Hite expanded the number of "learning networks" — groups of schools arranged by geography or theme — to 13 from 8, and has hired a crop of new asssistant superintendents to oversee them.
He's also shuffling his cabinet around. Deputy Superintendent Paul Kihn recently announced his resignation, and will not be replaced.
But Naomi Wyatt, former human-resources chief, will become chief of staff, a new position for Hite. Fran Burns, the chief operating officer, will add duties as "executive sponsor for finance," in the wake of Chief Financial Officer Matthew Stanski's departure.
Sophie Bryan, who had been special assistant to Hite among other roles, is now Chief External Relations Officer, replacing Rodney Oglesby, the former government relations staffer who left the district.
Evelyn Sample-Oates becomes director of the Office of Advocacy and External Engagement. Karyn Lynch, the Chief of Student Services, will oversee the Office of Parent and Family Services.
Hite also made some interim appointments. Wayne Grasela, the former senior vice president for food services, becomes acting deputy chief operating officer. Amy Virus takes over Grasela's former job.
And Kendra-Lee Rosati, who had headed recruitment for the district, becomes acting human-resources chief.
Karen Kolsky, a former assistant superintendent, will be acting chief of the neighborhood learning networks.
New learning network assistant superintendents are Racquel Jones, who had worked in Baltimore City public schools; Randi Klein-Davila, the former principal of Hackett Elementary; and Jeff Rhodes, who comes from Michigan and recently completed doctoral work at the University of Pennsylvania will all lead groups of neighborhood schools.
Other new assistant superintendents will lead specialized networks.

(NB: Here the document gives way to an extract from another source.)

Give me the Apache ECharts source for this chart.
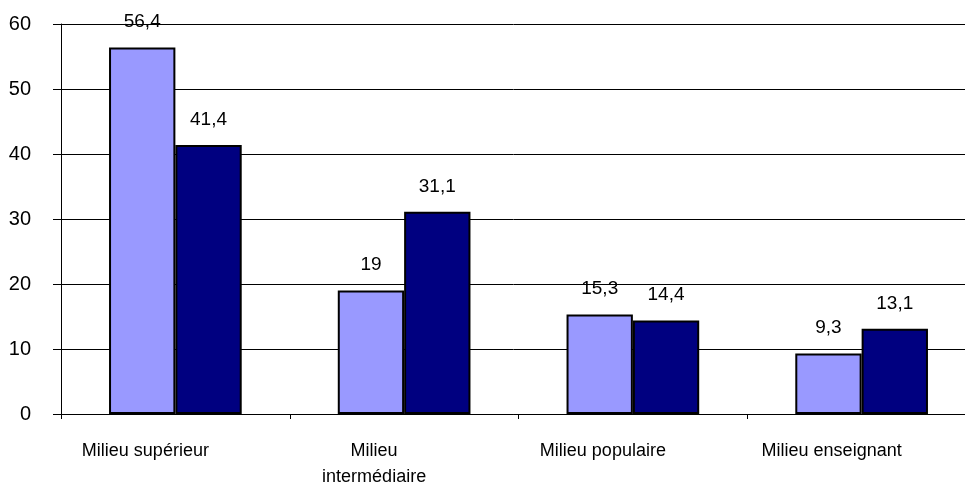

Chris Lehmann, the nationally-acclaimed founding principal of Philadelphia's Science Leadership Academy, will remain a principal of that school and add responsibility for the Innovation Network.
Eric Beacoats, who worked for a charter management group in Illinois and was superintendent of Durham, N.C. schools, will lead the Turnaround Network of struggling schools. Christina Grant takes over the Opportunity Network of alternative schools. She comes to Philadelphia from the Great Oaks Foundation, where she was superintendent.
Cheryl Logan, who had been a neighborhood assistant superintendent, moves over to lead the Autonomy Network — a group of strong schools given charter-like flexibility in budgeting and curriculum.
Salary information was not immediately available.